▸ Items
_ _ _

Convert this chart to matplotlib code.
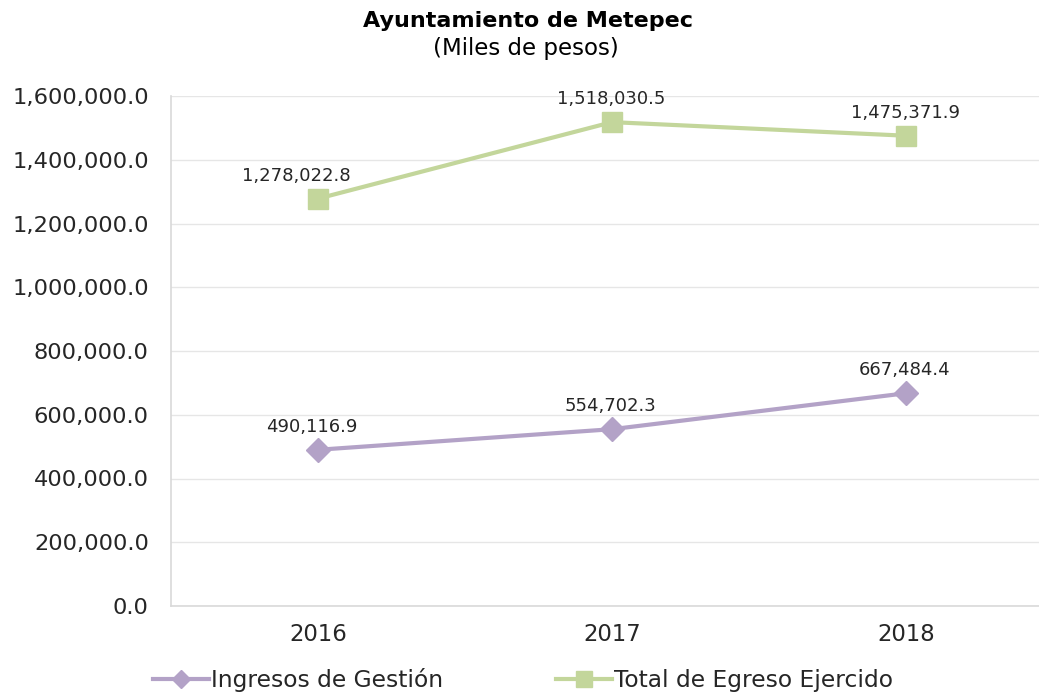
import matplotlib
matplotlib.use("Agg")
import matplotlib.pyplot as plt
from matplotlib.ticker import FuncFormatter
from matplotlib.lines import Line2D

plt.rcParams['font.family'] = ['DejaVu Sans']

years = ["2016", "2017", "2018"]
ingresos = [490116.9, 554702.3, 667484.4]
egresos = [1278022.8, 1518030.5, 1475371.9]
series_names = ["Ingresos de Gestión", "Total de Egreso Ejercido"]
title = "Ayuntamiento de Metepec"
subtitle = "(Miles de pesos)"

purple = "#b3a2c7"
green = "#c3d69b"

fig = plt.figure(figsize=(10.39, 6.94), dpi=100)
W, H = 1039, 694
ax = fig.add_axes([171 / W, (H - 606) / H, (1039 - 171) / W, (606 - 96) / H])

x = list(range(len(years)))
ax.plot(x, ingresos, color=purple, lw=3, marker='D', ms=12, label=series_names[0], zorder=3)
ax.plot(x, egresos, color=green, lw=3, marker='s', ms=14, label=series_names[1], zorder=3)

def fmt(v):
    return f"{v:,.1f}"

for i, v in enumerate(ingresos):
    dx = -6 if i == 0 else -2
    ax.annotate(fmt(v), (i, v), xytext=(dx * 0.72, 23 * 0.72), textcoords='offset points',
                ha='center', va='center', fontsize=13, color='#262626')
for i, v in enumerate(egresos):
    dx = -22 if i == 0 else -1
    ax.annotate(fmt(v), (i, v), xytext=(dx * 0.72, 23 * 0.72), textcoords='offset points',
                ha='center', va='center', fontsize=13, color='#262626')

ax.set_xlim(-0.5, 2.452)
ax.set_ylim(0, 1600000)
ax.set_yticks(range(0, 1600001, 200000))
ax.yaxis.set_major_formatter(FuncFormatter(lambda v, p: f"{v:,.1f}"))
ax.set_xticks(x)
ax.set_xticklabels(years)
ax.tick_params(axis='y', length=0, pad=16, labelsize=16.2, labelcolor='#262626')
ax.tick_params(axis='x', length=0, pad=12, labelsize=16.4, labelcolor='#262626')
ax.grid(axis='y', color='#e6e6e6', lw=1)
ax.set_axisbelow(True)
for s in ['top', 'right']:
    ax.spines[s].set_visible(False)
ax.spines['left'].set_color('#d9d9d9')
ax.spines['bottom'].set_color('#d9d9d9')
ax.spines['left'].set_linewidth(1.2)
ax.spines['bottom'].set_linewidth(1.2)

fig.text(528 / W, 1 - 21 / H, title, ha='center', va='center', fontsize=16, fontweight='bold', color='#000000')
fig.text(526 / W, 1 - 48 / H, subtitle, ha='center', va='center', fontsize=16.5, color='#000000')

handles = [Line2D([], [], color=purple, lw=3, marker='D', ms=9),
           Line2D([], [], color=green, lw=3, marker='s', ms=11)]
fig.legend(handles, series_names, loc='center', bbox_to_anchor=(523 / W, 1 - 680 / H), ncol=2,
           frameon=False, fontsize=16.8, columnspacing=4.8, handlelength=2.4, handletextpad=0.1,
           labelcolor='#262626')

fig.savefig("out.png", dpi=100, facecolor='white')
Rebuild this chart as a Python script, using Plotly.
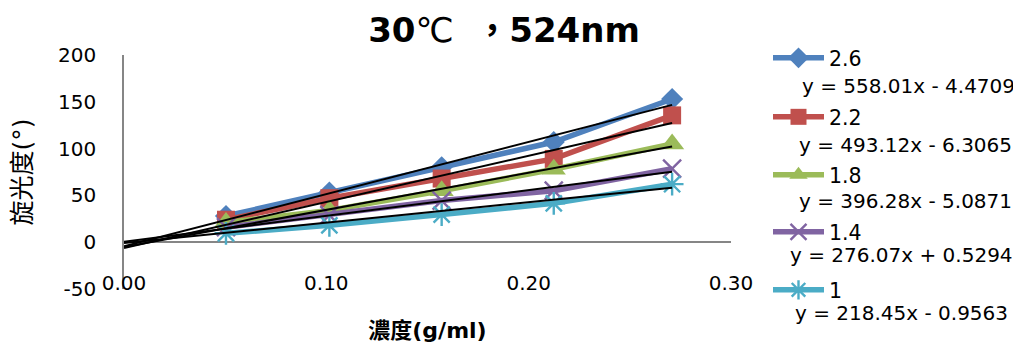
import plotly.graph_objects as go

# ---- data ----
conc = [0.0504, 0.1015, 0.157, 0.2124, 0.2709]          # 濃度 (g/ml)
series_names = ["2.6", "2.2", "1.8", "1.4", "1"]
rot_26 = [28, 53, 80, 107, 153]
rot_22 = [24, 47, 68, 89, 135.5]
rot_18 = [21, 34, 55, 78, 105]
rot_14 = [16, 29, 44.5, 55, 78.5]
rot_10 = [9.5, 18, 29.5, 41.5, 62]
slopes = [558.01, 493.12, 396.28, 276.07, 218.45]
intercepts = [-4.4709, -6.3065, -5.0871, 0.5294, -0.9563]
x_ticks = [0.0, 0.1, 0.2, 0.3]
x_tick_text = ["0.00", "0.10", "0.20", "0.30"]
y_ticks = [-50, 0, 50, 100, 150, 200]
y_tick_text = ["-50", "0", "50", "100", "150", "200"]

values = [rot_26, rot_22, rot_18, rot_14, rot_10]
colors = ["#4F81BD", "#C0504D", "#9BBB59", "#8064A2", "#4BACC6"]
symbols = ["diamond", "square", "triangle-up", "x-thin-open", "asterisk-open"]
msizes = [17, 18, 21, 18, 19]

FONT = "DejaVu Sans, Noto Sans CJK TC, sans-serif"
OFF = 8  # page body margin
W, H = 1021 - OFF, 349 - OFF
L, R, T, B = 124 - OFF, 731 - OFF, 55 - OFF, 289 - OFF

legend_keys = ["legend", "legend2", "legend3", "legend4", "legend5"]
legend_y = [58, 117, 175, 232, 290]

fig = go.Figure()
for i, (nm, ys) in enumerate(zip(series_names, values)):
    open_sym = symbols[i].endswith("open")
    fig.add_trace(go.Scatter(
        x=conc, y=ys, name=nm, mode="lines+markers",
        line=dict(color=colors[i], width=5.5),
        marker=dict(symbol=symbols[i], size=msizes[i], color=colors[i],
                    line=dict(color=colors[i], width=2.4 if open_sym else 0)),
        legend=legend_keys[i],
    ))

# linear trendlines from the equations
for m, b in zip(slopes, intercepts):
    xs = [0.0, max(conc)]
    fig.add_trace(go.Scatter(
        x=xs, y=[m * x + b for x in xs], mode="lines",
        line=dict(color="black", width=2), showlegend=False, hoverinfo="skip",
    ))

# equation labels
eq_left = [800, 797, 797, 788, 793]
eq_y = [86, 145, 201, 255, 313]
for m, b, xl, yc in zip(slopes, intercepts, eq_left, eq_y):
    sign = "-" if b < 0 else "+"
    txt = f"y = {m:.2f}x {sign} {abs(b):.4f}"
    fig.add_annotation(
        text=txt, xref="paper", yref="paper",
        x=(xl - OFF - L) / (R - L), y=(B - (yc - OFF)) / (B - T),
        xanchor="left", yanchor="middle", showarrow=False,
        font=dict(family=FONT, size=20, color="black"),
    )

legends = {}
for key, yc in zip(legend_keys, legend_y):
    legends[key] = dict(
        x=(768 - OFF) / W, xref="container", xanchor="left",
        y=1 - (yc - OFF) / H, yref="container", yanchor="middle",
        font=dict(family=FONT, size=20.5, color="black"),
        bgcolor="rgba(0,0,0,0)", borderwidth=0, itemwidth=51,
    )

fig.update_layout(
    width=W, height=H,
    margin=dict(l=L, r=W - R, t=T, b=H - B, pad=0, autoexpand=False),
    paper_bgcolor="white", plot_bgcolor="white",
    title=dict(
        text="<b>30</b>℃  <b>，524nm</b>",
        x=(504 - OFF) / W, xanchor="center", xref="container",
        y=1 - (30 - OFF) / H, yanchor="middle", yref="container",
        font=dict(family=FONT, size=34, color="black"),
    ),
    font=dict(family=FONT, size=20, color="black"),
    showlegend=True,
    xaxis=dict(
        range=[0, 0.3], tickvals=x_ticks, ticktext=x_tick_text,
        showgrid=False, zeroline=False, showline=False, ticks="",
        ticklabelstandoff=-20, automargin=False,
        tickfont=dict(family=FONT, size=20, color="black"),
        title=dict(text="<b>濃度(g/ml)</b>", font=dict(family=FONT, size=22, color="black"),
                   standoff=28),
    ),
    yaxis=dict(
        range=[-50, 200], tickvals=y_ticks, ticktext=y_tick_text,
        showgrid=False, zeroline=True, zerolinecolor="#868686", zerolinewidth=1.5,
        showline=True, linecolor="#868686", linewidth=1.5, ticks="",
        ticklabelstandoff=22, automargin=False,
        tickfont=dict(family=FONT, size=20, color="black"),
        title=dict(text="旋光度(°)", font=dict(family=FONT, size=25, color="black"),
                   standoff=19),
    ),
    **legends,
)

fig.write_html("out.html")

_ _ _

Show every line from the entries above in which the word "this" appears.

Convert this chart to matplotlib code.
Rebuild this chart as a Python script, using Plotly.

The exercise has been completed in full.